** begin **

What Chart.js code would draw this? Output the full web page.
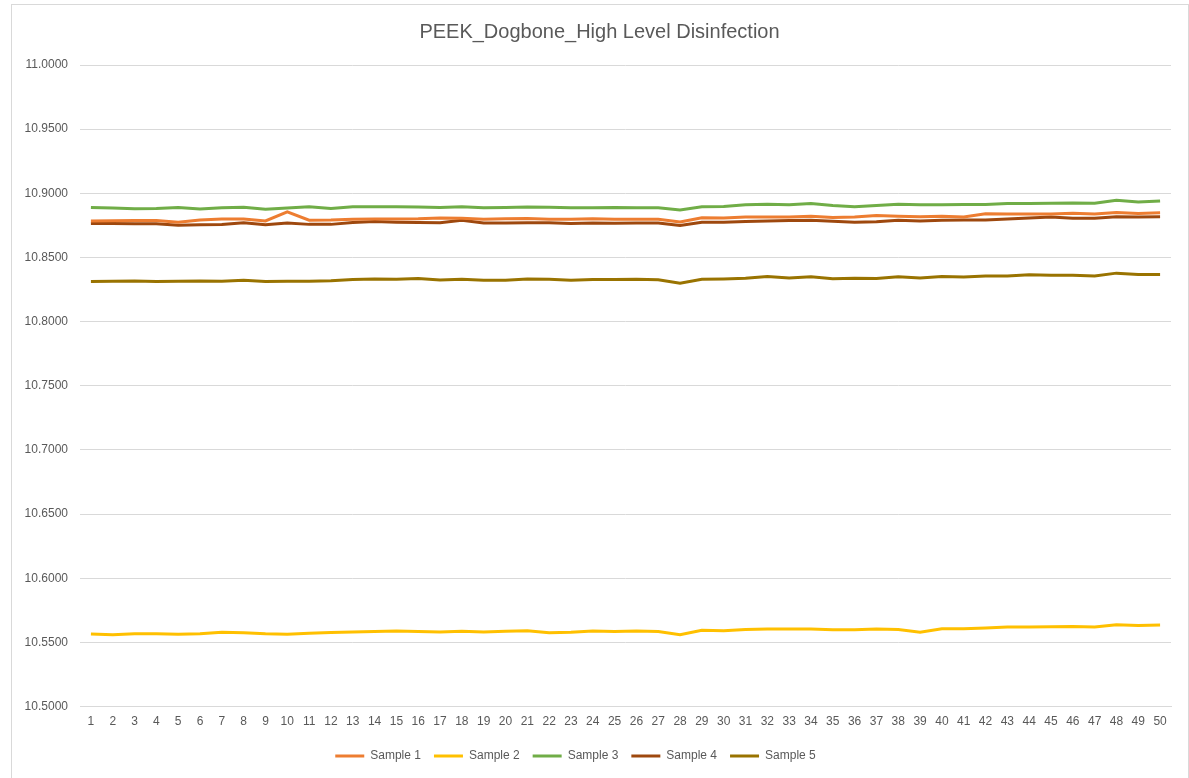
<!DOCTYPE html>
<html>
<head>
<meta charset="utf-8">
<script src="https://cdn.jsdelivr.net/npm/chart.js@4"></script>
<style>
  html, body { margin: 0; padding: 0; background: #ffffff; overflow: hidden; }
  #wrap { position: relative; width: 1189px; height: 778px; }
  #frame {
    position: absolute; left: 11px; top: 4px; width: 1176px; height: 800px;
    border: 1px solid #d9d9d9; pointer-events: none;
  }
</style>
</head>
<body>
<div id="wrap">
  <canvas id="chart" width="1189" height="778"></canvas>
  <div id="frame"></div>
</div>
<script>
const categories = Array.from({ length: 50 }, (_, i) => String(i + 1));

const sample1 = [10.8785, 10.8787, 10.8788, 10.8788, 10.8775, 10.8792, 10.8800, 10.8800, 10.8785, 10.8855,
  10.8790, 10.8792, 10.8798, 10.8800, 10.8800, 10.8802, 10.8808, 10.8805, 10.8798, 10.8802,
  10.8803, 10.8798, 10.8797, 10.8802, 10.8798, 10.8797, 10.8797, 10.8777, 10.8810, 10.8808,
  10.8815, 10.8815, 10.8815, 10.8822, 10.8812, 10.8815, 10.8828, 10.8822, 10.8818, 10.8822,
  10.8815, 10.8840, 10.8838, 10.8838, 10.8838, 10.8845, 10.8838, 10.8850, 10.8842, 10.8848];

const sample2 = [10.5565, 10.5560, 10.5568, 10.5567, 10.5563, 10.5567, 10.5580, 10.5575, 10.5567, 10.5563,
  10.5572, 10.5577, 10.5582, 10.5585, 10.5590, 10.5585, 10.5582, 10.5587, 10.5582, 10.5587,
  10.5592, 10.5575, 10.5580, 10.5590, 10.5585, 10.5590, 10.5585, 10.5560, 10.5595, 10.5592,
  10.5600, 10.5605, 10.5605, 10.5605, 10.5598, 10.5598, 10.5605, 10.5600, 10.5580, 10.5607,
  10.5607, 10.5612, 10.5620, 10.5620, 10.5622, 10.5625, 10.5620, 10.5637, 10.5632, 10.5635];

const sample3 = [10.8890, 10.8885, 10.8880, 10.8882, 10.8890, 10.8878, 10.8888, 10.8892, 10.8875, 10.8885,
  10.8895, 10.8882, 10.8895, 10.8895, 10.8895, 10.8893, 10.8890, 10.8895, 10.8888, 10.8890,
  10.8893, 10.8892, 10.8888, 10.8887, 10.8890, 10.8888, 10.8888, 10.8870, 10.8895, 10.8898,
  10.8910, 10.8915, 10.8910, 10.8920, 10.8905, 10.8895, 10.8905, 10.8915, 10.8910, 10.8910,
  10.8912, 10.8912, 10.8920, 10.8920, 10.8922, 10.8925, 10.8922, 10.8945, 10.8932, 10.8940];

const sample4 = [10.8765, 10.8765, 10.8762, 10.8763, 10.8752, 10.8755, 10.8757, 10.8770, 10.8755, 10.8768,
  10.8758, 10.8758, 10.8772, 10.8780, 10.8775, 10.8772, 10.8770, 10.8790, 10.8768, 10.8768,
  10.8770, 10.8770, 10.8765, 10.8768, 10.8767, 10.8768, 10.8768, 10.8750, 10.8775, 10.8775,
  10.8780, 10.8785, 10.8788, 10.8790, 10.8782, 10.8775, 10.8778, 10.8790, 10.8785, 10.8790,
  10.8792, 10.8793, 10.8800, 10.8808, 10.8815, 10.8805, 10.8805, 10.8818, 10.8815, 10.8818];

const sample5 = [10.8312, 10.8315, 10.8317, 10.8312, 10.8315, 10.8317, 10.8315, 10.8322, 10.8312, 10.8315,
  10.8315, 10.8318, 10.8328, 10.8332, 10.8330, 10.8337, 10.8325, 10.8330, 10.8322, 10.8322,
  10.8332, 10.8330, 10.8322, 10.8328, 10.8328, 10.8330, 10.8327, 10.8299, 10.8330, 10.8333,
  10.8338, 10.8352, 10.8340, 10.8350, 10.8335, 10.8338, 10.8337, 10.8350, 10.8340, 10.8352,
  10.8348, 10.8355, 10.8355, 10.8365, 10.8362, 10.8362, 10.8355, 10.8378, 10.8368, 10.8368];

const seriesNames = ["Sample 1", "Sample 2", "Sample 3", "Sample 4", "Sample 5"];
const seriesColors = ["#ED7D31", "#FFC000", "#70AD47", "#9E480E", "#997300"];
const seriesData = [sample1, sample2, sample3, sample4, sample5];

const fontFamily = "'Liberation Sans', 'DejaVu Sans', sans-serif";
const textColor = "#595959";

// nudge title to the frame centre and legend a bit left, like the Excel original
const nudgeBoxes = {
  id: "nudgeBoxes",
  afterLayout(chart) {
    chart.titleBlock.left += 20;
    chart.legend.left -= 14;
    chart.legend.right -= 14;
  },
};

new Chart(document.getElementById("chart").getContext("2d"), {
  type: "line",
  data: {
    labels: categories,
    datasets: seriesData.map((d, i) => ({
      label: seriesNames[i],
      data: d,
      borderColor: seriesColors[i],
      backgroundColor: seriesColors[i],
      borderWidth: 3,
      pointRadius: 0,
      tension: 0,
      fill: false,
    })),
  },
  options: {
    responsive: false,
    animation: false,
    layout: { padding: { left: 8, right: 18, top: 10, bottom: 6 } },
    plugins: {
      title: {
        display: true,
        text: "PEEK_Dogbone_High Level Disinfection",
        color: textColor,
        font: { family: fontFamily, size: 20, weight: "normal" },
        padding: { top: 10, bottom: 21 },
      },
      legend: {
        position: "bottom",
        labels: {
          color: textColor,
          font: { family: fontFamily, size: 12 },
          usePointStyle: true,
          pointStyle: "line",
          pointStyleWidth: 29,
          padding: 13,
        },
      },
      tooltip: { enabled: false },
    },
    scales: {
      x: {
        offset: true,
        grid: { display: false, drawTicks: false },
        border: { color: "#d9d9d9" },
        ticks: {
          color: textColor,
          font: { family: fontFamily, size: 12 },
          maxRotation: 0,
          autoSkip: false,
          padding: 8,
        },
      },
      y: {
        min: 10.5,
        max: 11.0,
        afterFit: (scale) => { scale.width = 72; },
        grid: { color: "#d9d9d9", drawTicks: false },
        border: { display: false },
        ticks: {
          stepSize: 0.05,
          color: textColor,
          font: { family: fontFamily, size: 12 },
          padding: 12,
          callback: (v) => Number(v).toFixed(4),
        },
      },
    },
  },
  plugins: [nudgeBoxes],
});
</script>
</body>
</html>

** end **

- _Task to complete_: Set the pictures aside and transcribe the data above exactly.

- _Final answer_:
What Chart.js code would draw this? Output the full web page.
<!DOCTYPE html>
<html>
<head>
<meta charset="utf-8">
<script src="https://cdn.jsdelivr.net/npm/chart.js@4"></script>
<style>
  html, body { margin: 0; padding: 0; background: #ffffff; overflow: hidden; }
  #wrap { position: relative; width: 1189px; height: 778px; }
  #frame {
    position: absolute; left: 11px; top: 4px; width: 1176px; height: 800px;
    border: 1px solid #d9d9d9; pointer-events: none;
  }
</style>
</head>
<body>
<div id="wrap">
  <canvas id="chart" width="1189" height="778"></canvas>
  <div id="frame"></div>
</div>
<script>
const categories = Array.from({ length: 50 }, (_, i) => String(i + 1));

const sample1 = [10.8785, 10.8787, 10.8788, 10.8788, 10.8775, 10.8792, 10.8800, 10.8800, 10.8785, 10.8855,
  10.8790, 10.8792, 10.8798, 10.8800, 10.8800, 10.8802, 10.8808, 10.8805, 10.8798, 10.8802,
  10.8803, 10.8798, 10.8797, 10.8802, 10.8798, 10.8797, 10.8797, 10.8777, 10.8810, 10.8808,
  10.8815, 10.8815, 10.8815, 10.8822, 10.8812, 10.8815, 10.8828, 10.8822, 10.8818, 10.8822,
  10.8815, 10.8840, 10.8838, 10.8838, 10.8838, 10.8845, 10.8838, 10.8850, 10.8842, 10.8848];

const sample2 = [10.5565, 10.5560, 10.5568, 10.5567, 10.5563, 10.5567, 10.5580, 10.5575, 10.5567, 10.5563,
  10.5572, 10.5577, 10.5582, 10.5585, 10.5590, 10.5585, 10.5582, 10.5587, 10.5582, 10.5587,
  10.5592, 10.5575, 10.5580, 10.5590, 10.5585, 10.5590, 10.5585, 10.5560, 10.5595, 10.5592,
  10.5600, 10.5605, 10.5605, 10.5605, 10.5598, 10.5598, 10.5605, 10.5600, 10.5580, 10.5607,
  10.5607, 10.5612, 10.5620, 10.5620, 10.5622, 10.5625, 10.5620, 10.5637, 10.5632, 10.5635];

const sample3 = [10.8890, 10.8885, 10.8880, 10.8882, 10.8890, 10.8878, 10.8888, 10.8892, 10.8875, 10.8885,
  10.8895, 10.8882, 10.8895, 10.8895, 10.8895, 10.8893, 10.8890, 10.8895, 10.8888, 10.8890,
  10.8893, 10.8892, 10.8888, 10.8887, 10.8890, 10.8888, 10.8888, 10.8870, 10.8895, 10.8898,
  10.8910, 10.8915, 10.8910, 10.8920, 10.8905, 10.8895, 10.8905, 10.8915, 10.8910, 10.8910,
  10.8912, 10.8912, 10.8920, 10.8920, 10.8922, 10.8925, 10.8922, 10.8945, 10.8932, 10.8940];

const sample4 = [10.8765, 10.8765, 10.8762, 10.8763, 10.8752, 10.8755, 10.8757, 10.8770, 10.8755, 10.8768,
  10.8758, 10.8758, 10.8772, 10.8780, 10.8775, 10.8772, 10.8770, 10.8790, 10.8768, 10.8768,
  10.8770, 10.8770, 10.8765, 10.8768, 10.8767, 10.8768, 10.8768, 10.8750, 10.8775, 10.8775,
  10.8780, 10.8785, 10.8788, 10.8790, 10.8782, 10.8775, 10.8778, 10.8790, 10.8785, 10.8790,
  10.8792, 10.8793, 10.8800, 10.8808, 10.8815, 10.8805, 10.8805, 10.8818, 10.8815, 10.8818];

const sample5 = [10.8312, 10.8315, 10.8317, 10.8312, 10.8315, 10.8317, 10.8315, 10.8322, 10.8312, 10.8315,
  10.8315, 10.8318, 10.8328, 10.8332, 10.8330, 10.8337, 10.8325, 10.8330, 10.8322, 10.8322,
  10.8332, 10.8330, 10.8322, 10.8328, 10.8328, 10.8330, 10.8327, 10.8299, 10.8330, 10.8333,
  10.8338, 10.8352, 10.8340, 10.8350, 10.8335, 10.8338, 10.8337, 10.8350, 10.8340, 10.8352,
  10.8348, 10.8355, 10.8355, 10.8365, 10.8362, 10.8362, 10.8355, 10.8378, 10.8368, 10.8368];

const seriesNames = ["Sample 1", "Sample 2", "Sample 3", "Sample 4", "Sample 5"];
const seriesColors = ["#ED7D31", "#FFC000", "#70AD47", "#9E480E", "#997300"];
const seriesData = [sample1, sample2, sample3, sample4, sample5];

const fontFamily = "'Liberation Sans', 'DejaVu Sans', sans-serif";
const textColor = "#595959";

// nudge title to the frame centre and legend a bit left, like the Excel original
const nudgeBoxes = {
  id: "nudgeBoxes",
  afterLayout(chart) {
    chart.titleBlock.left += 20;
    chart.legend.left -= 14;
    chart.legend.right -= 14;
  },
};

new Chart(document.getElementById("chart").getContext("2d"), {
  type: "line",
  data: {
    labels: categories,
    datasets: seriesData.map((d, i) => ({
      label: seriesNames[i],
      data: d,
      borderColor: seriesColors[i],
      backgroundColor: seriesColors[i],
      borderWidth: 3,
      pointRadius: 0,
      tension: 0,
      fill: false,
    })),
  },
  options: {
    responsive: false,
    animation: false,
    layout: { padding: { left: 8, right: 18, top: 10, bottom: 6 } },
    plugins: {
      title: {
        display: true,
        text: "PEEK_Dogbone_High Level Disinfection",
        color: textColor,
        font: { family: fontFamily, size: 20, weight: "normal" },
        padding: { top: 10, bottom: 21 },
      },
      legend: {
        position: "bottom",
        labels: {
          color: textColor,
          font: { family: fontFamily, size: 12 },
          usePointStyle: true,
          pointStyle: "line",
          pointStyleWidth: 29,
          padding: 13,
        },
      },
      tooltip: { enabled: false },
    },
    scales: {
      x: {
        offset: true,
        grid: { display: false, drawTicks: false },
        border: { color: "#d9d9d9" },
        ticks: {
          color: textColor,
          font: { family: fontFamily, size: 12 },
          maxRotation: 0,
          autoSkip: false,
          padding: 8,
        },
      },
      y: {
        min: 10.5,
        max: 11.0,
        afterFit: (scale) => { scale.width = 72; },
        grid: { color: "#d9d9d9", drawTicks: false },
        border: { display: false },
        ticks: {
          stepSize: 0.05,
          color: textColor,
          font: { family: fontFamily, size: 12 },
          padding: 12,
          callback: (v) => Number(v).toFixed(4),
        },
      },
    },
  },
  plugins: [nudgeBoxes],
});
</script>
</body>
</html>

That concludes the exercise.